D’une manière générale, les marchés privés continueront à être soutenus par la forte croissance économique, des taux d’intérêts encore faibles, et surtout par une abondance de «dry powder»; des capitaux à déployer suite à d’importantes levées de fonds. Les valorisations vont demeurer élevées ce qui nous rend sélectifs. Les capacités et la différenciation du sourcing feront la différence.

L’incapacité du segment mid-market à accéder au financement public et l’attrait de l’exécution plus rapide et flexible des acteurs des marchés privés expliquent ces niveaux de primes.

Nous constatons également une convergence entre les marchés publics et privés. Par exemple, certains acteurs hésitent entre les deux pour leur financement et un nombre croissant de hedge funds n’hésitent pas à investir des deux côtés.  

Parlons de la dynamique des marchés privés. Qu’apporte-t-elle en plus au sein d’un portefeuille traditionnel?

Leurs primes d’illiquidité et de complexité demeurent attrayantes. Ainsi que les primes de risque bien que les multiples de PE aient augmenté ces derniers temps. Ceci est valable sur l’ensemble du spectre, y compris dans l’infrastructure et l’immobilier. A cela s’ajoute un biais positif de sourcing, de souscription et de sélection. Comme évoqué plus tôt, les marchés privés offrent une optique multidimensionnelle, qui s’applique non seulement entre le choix du public ou du privé, mais également multisectorielle pour investir sur différents cycles de vie, styles, ou durées des investissements. Enfin, ces placements sur le long terme sont parmi les actifs les mieux adaptés pour participer aux méga tendances séculaires

Résilience et adaptation sont vos maîtres mots. Pour quelles raisons?

Face à l’évolution incertaine, les marchés privés ont démontré leur capacité à maintenir des performances satisfaisantes quel que soit l’environnement. Cependant, il sera indispensable à l’avenir d’identifier les grandes tendances «persistantes» et faire preuve d’adaptation dans la sélection des investissements.

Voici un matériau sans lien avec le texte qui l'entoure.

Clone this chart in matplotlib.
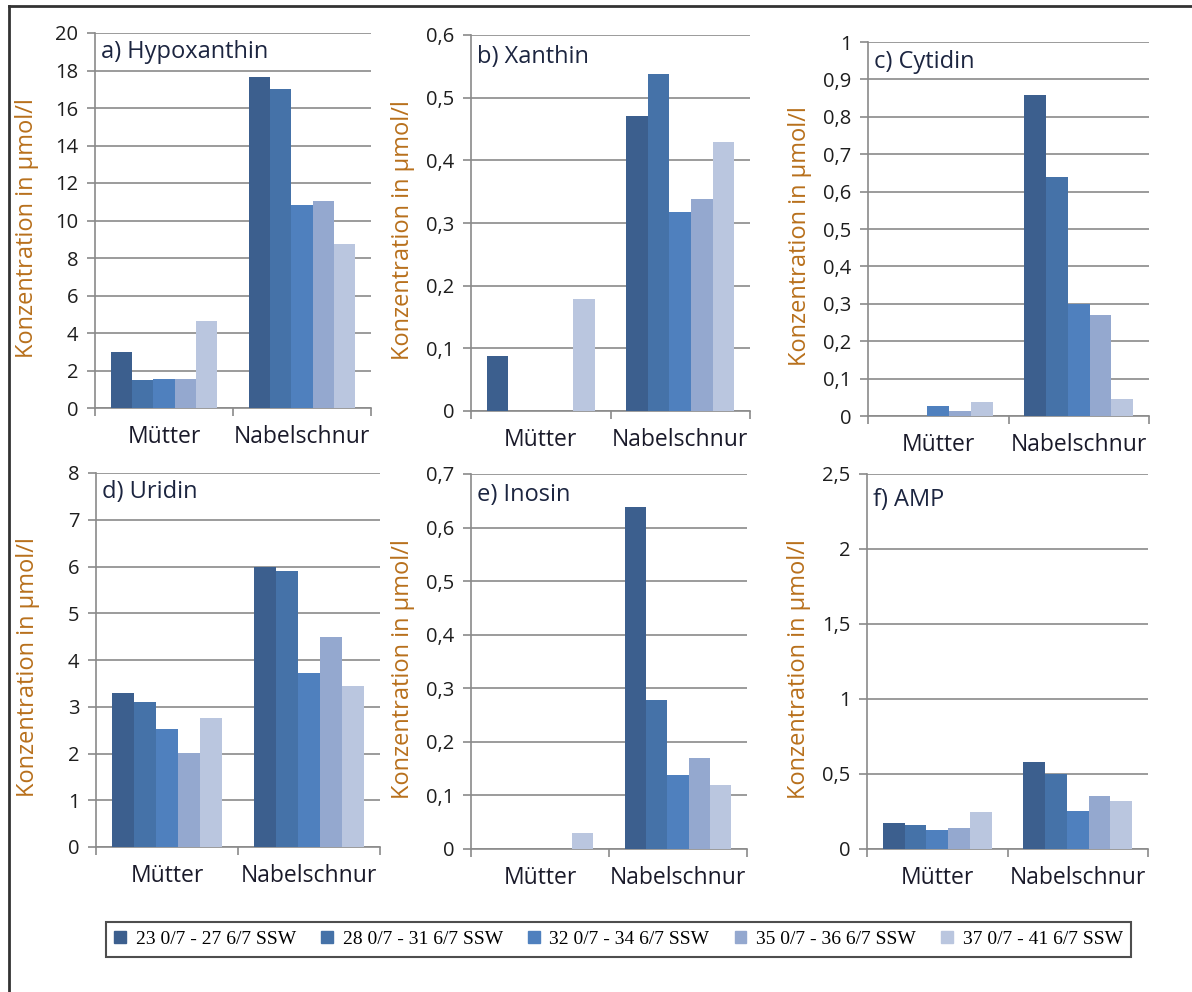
import matplotlib
matplotlib.use('Agg')
from matplotlib import pyplot as plt
from matplotlib.ticker import FuncFormatter, MultipleLocator, FixedLocator
from matplotlib.lines import Line2D
import numpy as np

plt.rcParams['font.family'] = ['Open Sans', 'DejaVu Sans']

categories = ['Mütter', 'Nabelschnur']
groups = ['23 0/7 - 27 6/7 SSW', '28 0/7 - 31 6/7 SSW', '32 0/7 - 34 6/7 SSW',
          '35 0/7 - 36 6/7 SSW', '37 0/7 - 41 6/7 SSW']
colors = ['#3c5f8e', '#4572a8', '#4f80be', '#94a8cf', '#bac6df']

# values per group: [Mütter, Nabelschnur]
hypoxanthin = [[3.0, 17.65], [1.48, 17.02], [1.56, 10.82], [1.56, 11.02], [4.65, 8.76]]
xanthin = [[0.088, 0.470], [0, 0.537], [0, 0.317], [0, 0.339], [0.178, 0.430]]
cytidin = [[0, 0.857], [0, 0.639], [0.028, 0.299], [0.013, 0.271], [0.037, 0.046]]
uridin = [[3.29, 5.99], [3.11, 5.91], [2.53, 3.72], [2.01, 4.49], [2.75, 3.44]]
inosin = [[0, 0.638], [0, 0.278], [0, 0.138], [0, 0.169], [0.029, 0.119]]
amp = [[0.176, 0.582], [0.162, 0.500], [0.129, 0.256], [0.140, 0.356], [0.244, 0.322]]

panels = [
    ('a) Hypoxanthin', hypoxanthin, 20, 2),
    ('b) Xanthin', xanthin, 0.6, 0.1),
    ('c) Cytidin', cytidin, 1.0, 0.1),
    ('d) Uridin', uridin, 8, 1),
    ('e) Inosin', inosin, 0.7, 0.1),
    ('f) AMP', amp, 2.5, 0.5),
]

# axes boxes in pixels: left, top, right, bottom
W, H = 1192, 992
boxes = [
    (95, 33, 371, 408),
    (471, 35, 750, 411),
    (868, 42, 1149, 416),
    (96, 473, 380, 847),
    (471, 474, 747, 849),
    (867, 474, 1148, 849),
]
title_off = [19, 22, 20, 19, 21, 26]

grid_col = '#8a8a8a'
label_col = '#b8701c'
text_col = '#1e1e1e'


def comma_fmt(v, pos):
    s = '%g' % round(v, 6)
    return s.replace('.', ',')


fig = plt.figure(figsize=(W / 100, H / 100), dpi=100)

bw = 0.155
x = np.arange(len(categories))
for (title, data, ymax, step), (l, t, r, b), toff in zip(panels, boxes, title_off):
    ax = fig.add_axes([l / W, 1 - b / H, (r - l) / W, (b - t) / H])
    for i, vals in enumerate(data):
        ax.bar(x + (i - 2) * bw, vals, width=bw, color=colors[i], linewidth=0, zorder=3)
    ax.set_xlim(-0.5, 1.5)
    ax.set_ylim(0, ymax)
    ax.yaxis.set_major_locator(MultipleLocator(step))
    ax.yaxis.set_major_formatter(FuncFormatter(comma_fmt))
    ax.grid(axis='y', color=grid_col, linewidth=1.2, zorder=0)
    ax.set_axisbelow(True)
    for s in ['top', 'right']:
        ax.spines[s].set_visible(False)
    ax.spines['left'].set_color(grid_col)
    ax.spines['bottom'].set_color(grid_col)
    ax.spines['left'].set_linewidth(1.2)
    ax.spines['bottom'].set_linewidth(1.2)
    ax.tick_params(axis='y', length=6, width=1.2, color=grid_col, pad=6,
                   labelsize=14.5, labelcolor=text_col)
    ax.set_xticks(x)
    ax.set_xticklabels(categories)
    ax.tick_params(axis='x', which='major', length=0, pad=12, labelsize=16.5,
                   labelcolor='#1a1a2a')
    ax.xaxis.set_minor_locator(FixedLocator([-0.5, 0.5, 1.5]))
    ax.tick_params(axis='x', which='minor', length=6, width=1.2, color=grid_col)
    ax.set_ylabel('Konzentration in µmol/l', fontsize=17, color=label_col)
    ax.yaxis.label.set_va('center')
    ax.yaxis.set_label_coords(-68 / (r - l), 0.48)
    ax.annotate(title, xy=(0, 1), xycoords='axes fraction', xytext=(6, -toff),
                textcoords='offset pixels', ha='left', va='center',
                fontsize=17, color='#1c2540')

handles = [plt.Rectangle((0, 0), 1, 1, color=c) for c in colors]
leg = fig.legend(handles, groups, loc='center',
                 bbox_to_anchor=((104 + 1133) / 2 / W, 1 - 939.5 / H),
                 ncol=5, frameon=True, fancybox=False, handlelength=0.6,
                 handleheight=0.6, handletextpad=0.5, columnspacing=1.3,
                 borderpad=0.45, prop={'family': 'Liberation Serif', 'size': 14})
leg.get_frame().set_edgecolor('#222222')
leg.get_frame().set_linewidth(1.5)

# outer frame lines (left and top)
fig.add_artist(Line2D([9 / W, 9 / W], [0, 1 - 6 / H], color='#333333', linewidth=2,
                      transform=fig.transFigure))
fig.add_artist(Line2D([9 / W, 1], [1 - 6 / H, 1 - 6 / H], color='#333333', linewidth=2,
                      transform=fig.transFigure))

fig.savefig('out.png', dpi=100)
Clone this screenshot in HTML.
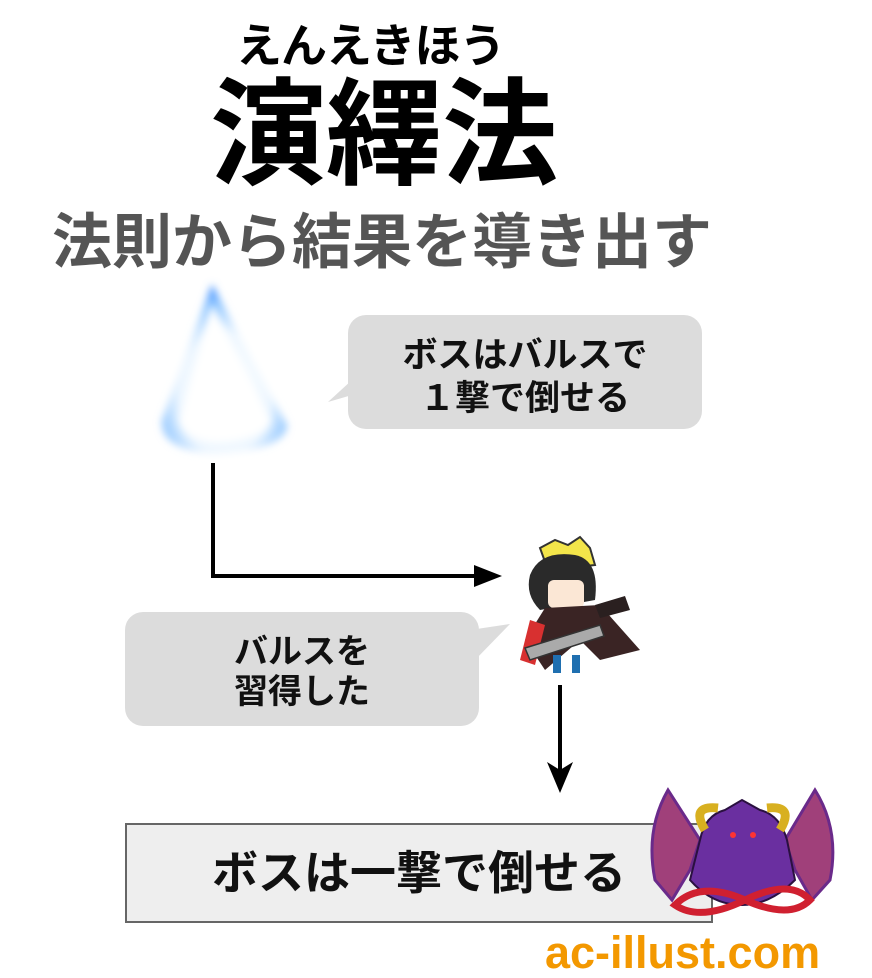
<!DOCTYPE html>
<html><head><meta charset="utf-8"><style>
body{margin:0;width:872px;height:976px;background:#fff;position:relative;overflow:hidden;font-family:"Liberation Sans","Noto Sans CJK JP",sans-serif;}
.t{position:absolute;white-space:nowrap;font-weight:bold;}
</style></head><body>
<div class="t" style="left:236px;top:10px;font-size:46px;letter-spacing:-1px;color:#000;">えんえきほう</div>
<div class="t" style="left:210px;top:70px;font-size:116px;line-height:130px;color:#000;">演繹法</div>
<div class="t" style="left:52px;top:207px;font-size:60px;line-height:72px;color:#555;">法則から結果を導き出す</div>
<svg width="872" height="976" style="position:absolute;left:0;top:0">
<defs>
<radialGradient id="g" cx="50%" cy="65%" r="60%"><stop offset="0" stop-color="#fff"/><stop offset="0.6" stop-color="#eef7ff"/><stop offset="0.9" stop-color="#8cc4ff"/><stop offset="1" stop-color="#5aa0ff"/></radialGradient>
<filter id="b"><feGaussianBlur stdDeviation="4"/></filter>
</defs>
<path d="M212,284 L162,420 Q160,450 215,454 Q285,450 287,425 Z" fill="url(#g)" filter="url(#b)"/>
<path d="M212,305 L180,420 Q185,440 215,442 Q265,440 270,420 Z" fill="#ffffff" filter="url(#b)"/>
<rect x="348" y="315" width="354" height="114" rx="18" fill="#dcdcdc"/>
<path d="M352,380 L328,402 L352,395 Z" fill="#dcdcdc"/>
<rect x="125" y="612" width="354" height="114" rx="18" fill="#dcdcdc"/>
<path d="M470,630 L510,624 L475,660 Z" fill="#dcdcdc"/>
<polyline points="213,463 213,576 480,576" fill="none" stroke="#000" stroke-width="4"/>
<path d="M474,565 L502,576 L474,587 Z" fill="#000"/>
<line x1="560" y1="685" x2="560" y2="770" stroke="#000" stroke-width="4"/>
<path d="M547,762 L560,793 L573,762 L560,770 Z" fill="#000"/>
<rect x="126" y="824" width="586" height="98" fill="#eeeeee" stroke="#666" stroke-width="2"/>
<!-- character -->
<path d="M540,548 L555,540 L568,545 L580,537 L590,548 L595,565 L548,570 Z" fill="#f3e54a" stroke="#333" stroke-width="2"/>
<path d="M530,575 Q540,550 575,555 Q600,560 595,600 L540,610 Q525,595 530,575Z" fill="#2a2a2a"/>
<rect x="548" y="580" width="36" height="28" rx="6" fill="#fbe7d5"/>
<path d="M525,640 L545,608 L600,605 L640,650 L600,660 L580,640 L545,670 Z" fill="#3a2424"/>
<path d="M520,660 L530,620 L545,625 L535,665Z" fill="#d83030"/>
<path d="M525,648 L600,625 L604,636 L530,660 Z" fill="#aaa" stroke="#333" stroke-width="1.5"/>
<path d="M595,605 L625,596 L630,610 L600,618 Z" fill="#2a2020"/>
<rect x="553" y="655" width="8" height="18" fill="#1f6fb0"/><rect x="572" y="655" width="8" height="18" fill="#1f6fb0"/>
<!-- demon -->
<path d="M668,790 Q645,830 655,880 L672,900 L690,870 L700,840 Z" fill="#a0407a" stroke="#6a2a8a" stroke-width="3"/>
<path d="M815,790 Q840,830 830,880 L812,900 L795,870 L785,840 Z" fill="#a0407a" stroke="#6a2a8a" stroke-width="3"/>
<path d="M700,840 Q705,815 725,810 L742,800 L760,810 Q780,815 787,840 L795,880 Q770,905 742,905 Q712,905 690,880 Z" fill="#6a2fa0" stroke="#2a1040" stroke-width="2"/>
<path d="M705,830 Q690,805 718,808 M780,830 Q795,805 767,808" stroke="#d8b020" stroke-width="9" fill="none"/>
<path d="M675,905 Q700,880 745,900 Q790,920 810,900 Q790,878 745,900 Q700,922 675,905Z" fill="none" stroke="#d02030" stroke-width="7"/>
<circle cx="733" cy="835" r="3" fill="#f33"/><circle cx="753" cy="835" r="3" fill="#f33"/>
</svg>
<div class="t" style="left:348px;top:334px;width:354px;text-align:center;font-size:35px;line-height:43px;color:#111;">ボスはバルスで<br>１撃で倒せる</div>
<div class="t" style="left:125px;top:632px;width:354px;text-align:center;font-size:34px;line-height:40px;color:#111;">バルスを<br>習得した</div>
<div class="t" style="left:126px;top:845px;width:586px;text-align:center;font-size:46px;line-height:56px;color:#111;">ボスは一撃で倒せる</div>
<div class="t" style="left:545px;top:928px;font-size:45px;line-height:50px;color:#f39800;">ac-illust.com</div>
</body></html>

En règle générale, comment le private equity évolue-t-il vis-à-vis des actions?

Il a montré sa capacité de résilience dans la durée. Sur une base historique, avec des horizons de temps de 5 ou 10 ans, l’alpha annualisé généré par le private equity vis-à-vis des indices actions traditionnels est compris entre 3 et 5%. Il est probable que les chiffres de 2021 confirment cette tendance.

Quelle prime de risque articulez-vous pour la dette privée?

Notre dernière analyse a démontré que la dette privée européenne, que nous octroyons directement à des acteurs de moyenne taille de premier ordre, génère 200 à 300 points de base supplémentaires par rapport au crédit liquide traditionnel. Depuis 2008, les restrictions sur les financements bancaires ont réduit la masse des prêts bancaires auprès des entreprises européennes de 3’000 milliards d’euros (3tn). L’incapacité du segment mid-market à accéder au financement public et l’attrait de l’exécution plus rapide et flexible des acteurs des marchés privés expliquent ces niveaux de primes.

Pour finir, quelles sont vos perspectives sur les actifs réels?

Les évolutions technologiques des industries et les réponses structurelles contre le changement climatique ont porté le marché des infrastructures et de l’immobilier. C’est ce que nous nommons la révolution structurelle des 3D, pour décarbonisation, digitalisation et décentralisation. Le changement des habitudes et la désynchronisation des phases de cycle selon les régions du monde ainsi que les dispersions importantes entre les secteurs d’activité seront des sources d’opportunités à ne pas rater.